State Representative Scott Dianda (D-Calumet) successfully moved his legislation, House Bill 4698, out of the House Tax Policy Committee today. The legislation will make it easier for severely disabled veterans to claim a property tax exemption for a veteran’s homestead that they should be entitled to under Michigan law. It was reported unanimously out of committee and now will head to the full House for consideration.
“Currently, veterans only qualify for a homestead exemption in Michigan if they have participated in the VA’s Specially Adapted Housing Program,” said Dianda. “While this program is wonderful in assisting veterans with home modifications, it also leaves a void for those veterans that may be 100 percent disabled but not in need of any changes to their home. My bill will rectify this.”
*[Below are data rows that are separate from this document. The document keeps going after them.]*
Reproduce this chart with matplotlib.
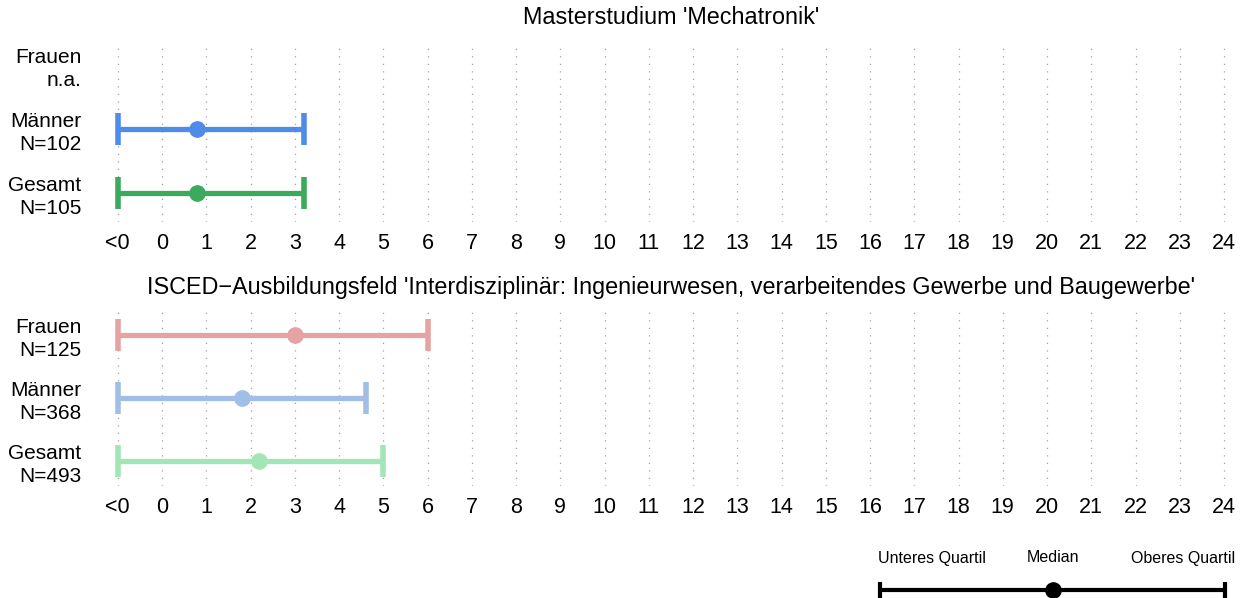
import numpy as np
import matplotlib
matplotlib.use("Agg")
import matplotlib.pyplot as plt

W, H = 1250, 598

TICK_VALUES = list(range(-1, 25))
TICK_LABELS = ["<0"] + [str(i) for i in range(0, 25)]

GROUPS = ["Frauen", "Männer", "Gesamt"]

# Masterstudium: lower quartile, median, upper quartile (-1 means "<0")
MASTER_TITLE = "Masterstudium 'Mechatronik'"
MASTER_N = ["n.a.", "N=102", "N=105"]
MASTER_LOW = [np.nan, -1, -1]
MASTER_MED = [np.nan, 0.8, 0.8]
MASTER_UP = [np.nan, 3.2, 3.2]
MASTER_COLORS = ["#E8A0A0", "#4F8BE8", "#3BAA5C"]

ISCED_TITLE = "ISCED\u2212Ausbildungsfeld 'Interdisziplinär: Ingenieurwesen, verarbeitendes Gewerbe und Baugewerbe'"
ISCED_N = ["N=125", "N=368", "N=493"]
ISCED_LOW = [-1, -1, -1]
ISCED_MED = [3.0, 1.8, 2.2]
ISCED_UP = [6.0, 4.6, 5.0]
ISCED_COLORS = ["#E6A3A3", "#A0BEE6", "#A3E6B5"]

LEGEND_LABELS = ["Unteres Quartil", "Median", "Oberes Quartil"]

plt.rcParams["font.family"] = ["Liberation Sans", "DejaVu Sans"]

fig = plt.figure(figsize=(W / 100, H / 100), dpi=100)

PX0, PXS = 162, 44.25  # pixel of value 0, pixels per unit
AX_L, AX_R = 108, 1234


def panel(top, bottom, row0, step, title, counts, low, med, up, colors):
    ax = fig.add_axes([AX_L / W, 1 - bottom / H, (AX_R - AX_L) / W, (bottom - top) / H])
    ax.set_xlim((AX_L - PX0) / PXS, (AX_R - PX0) / PXS)
    ax.set_ylim((bottom - row0) / step, (top - row0) / step)
    for v in TICK_VALUES:
        ax.axvline(v, color="#A0A0A0", lw=0.9, ls=(0, (1, 5)), zorder=0)
    for i in range(len(GROUPS)):
        if np.isnan(med[i]):
            continue
        c = colors[i]
        ax.plot([low[i], up[i]], [i, i], color=c, lw=3.8, solid_capstyle="butt", zorder=2)
        ax.plot([low[i], up[i]], [i, i], ls="none", marker="|", ms=23, mew=4, color=c, zorder=2)
        ax.plot([med[i]], [i], ls="none", marker="o", ms=11, color=c, zorder=3)
    ax.set_yticks(range(len(GROUPS)))
    ax.set_yticklabels([g + "\n" + n for g, n in zip(GROUPS, counts)], fontsize=15, linespacing=1.25)
    ax.set_xticks(TICK_VALUES)
    ax.set_xticklabels(TICK_LABELS, fontsize=15.5)
    ax.tick_params(length=0, axis="y", pad=19)
    ax.tick_params(length=0, axis="x", pad=8)
    for s in ax.spines.values():
        s.set_visible(False)
    ax.set_title(title, fontsize=16.8, pad=13)
    return ax


panel(42, 222, 65, 64, MASTER_TITLE, MASTER_N, MASTER_LOW, MASTER_MED, MASTER_UP, MASTER_COLORS)
panel(312, 486, 335, 63, ISCED_TITLE, ISCED_N, ISCED_LOW, ISCED_MED, ISCED_UP, ISCED_COLORS)

# legend
lg = fig.add_axes([860 / W, 0, 390 / W, 60 / H])
lg.set_xlim(860, 1250)
lg.set_ylim(60, 0)
lg.axis("off")
lg.plot([880, 1225], [52, 52], color="black", lw=3, solid_capstyle="butt")
lg.plot([880, 1225], [52, 52], ls="none", marker="|", ms=12, mew=3, color="black")
lg.plot([1053], [52], marker="o", ms=11, color="black")
for x, t in zip([932, 1053, 1183], LEGEND_LABELS):
    lg.text(x, 20, t, ha="center", va="center", fontsize=11.5)

fig.savefig("out.png", dpi=100)
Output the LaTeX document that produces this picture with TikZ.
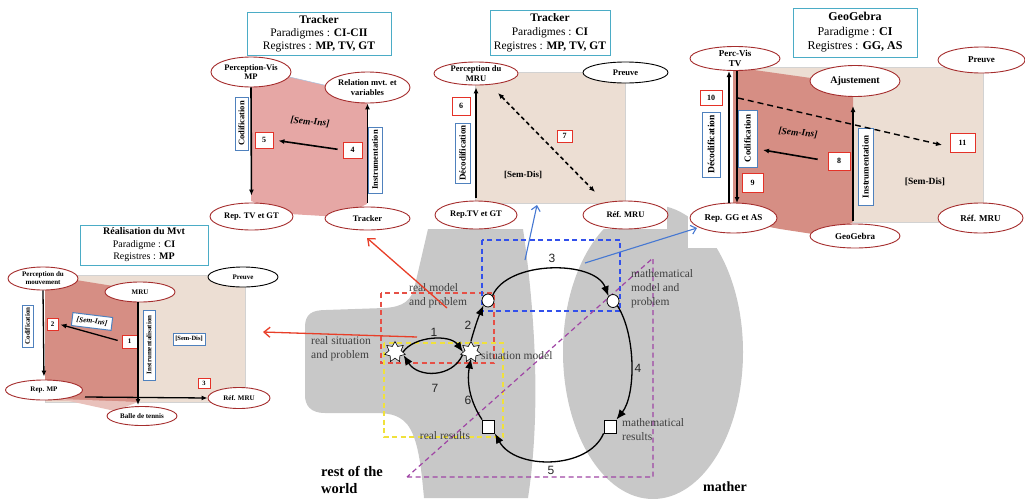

HB 4698 would broaden the ways that veterans could claim a tax exemption on their homestead for those who are 100 percent disabled as a result of a service-connected injury as well as those who have received a determination of individual unemployability from the VA. It is much easier for veterans to get documentation of their service connection or unemployability status from the VA or from their Veteran’s Service Officer than it is to participate in the adapted housing program. Dianda was inspired to create this legislation after speaking with his constituent who was exposed to Agent Orange during his service in Vietnam. He is 100 percent disabled, but does not need to make home modifications. Under current Michigan law, this consituent does not qualify for the property tax exemption.
“Our veterans sacrificed so much, and many have returned home with life-changing injuries,” continued Dianda. “We owe it to these men and women to provide the assistance they deserve when they return to civilian life. I am hopeful that this bill will receive bipartisan support from the full House.”